I want to thank all of the advocates and all of the brave voices who have worked so hard over many years to ensure that Lesbian, Gay, Bisexual, Transgender, and Queer youth received the protection and validation they are getting today.
Those voices have been from students, teachers, parents, and other advocates from every corner of BC. We owe all of these trailblazers and leaders a huge thank you.
What's happening today is important. It matters. And, coupled with the changes to the BC Human Rights Code made in July, will make a real difference for the lives of many youth in BC schools today and those that come after them.
All students, regardless of where they go to school, should be able to feel welcome and included in a safe space while being fully and completely themselves.
It means students in rural and urban school settings who may be in the closet, or just coming out, or thinking about changing their name to better reflect their gender, or already transitioning or have already transitioned can be hopeful.
Hopeful that things at school are going to get better-whether they attend school in smaller, remote communities like Fort Nelson, or Atlin, or Gold River, or Clearwater. Or in a larger urban centre.
As a queer youth attending secondary school in Northern Ontario in the 1990s, it wasn't safe for me to come out. There were no supports. I was not reflected in the curriculum, or in the learning materials available at my school-except maybe in a negative way. There was no clear policy telling my school that its job was to ensure that I was safe, included, and supported. I know that my experience as a student in the 90s can't stand in for the diverse experiences of LGBTQ youth today, in particular for queer youth of colour or from immigrant communities or for trans youth.
The changes being made today mean students, if they choose to, can come out or transition at any school in the province and know that the onus is on the school community to support them and protect them.
That is so important.
Last year, around this time, the BCTF dedicated a whole edition of our magazine to gender identity, gender expression, and sexual orientation diversity in the context of BC's schools.
We gave five youth the two centre pages to tell teachers what was on their mind.
What school was really like for them.
There was anger. There was sadness. There was hope. But, most importantly there was a call for help.

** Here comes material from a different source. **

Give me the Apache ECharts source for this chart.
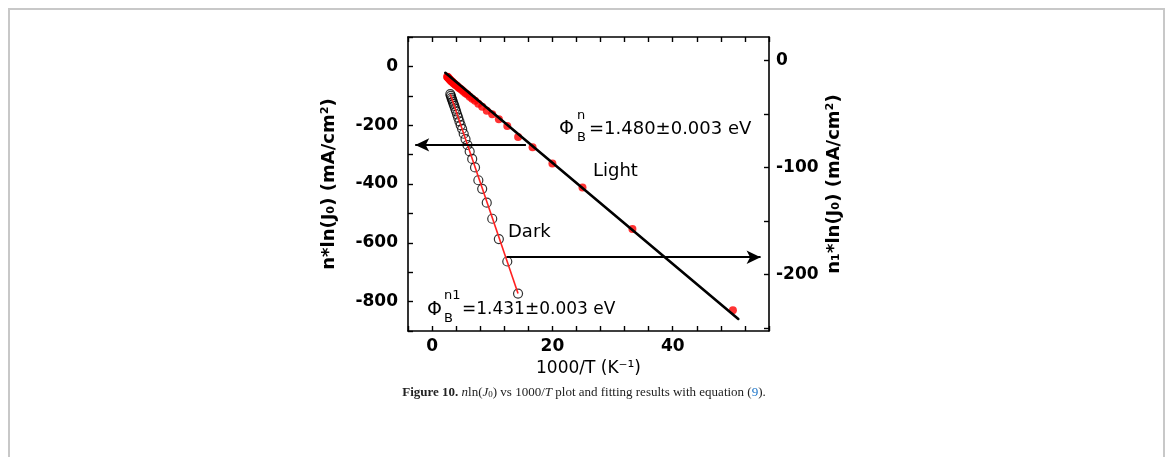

These youth were asking teachers, principals, boards of education, and the government to just believe them and to work together, at all levels, to support them. The BC Teachers' Federation is committed to continue working with the province and partnering with others to make the necessary changes to ensure this happens.
Though there will still be much work to do, the changes being made today will help BC shift the culture in all schools-public and independent-and will go a long way in responding to the call that LGBTQ students continue to make.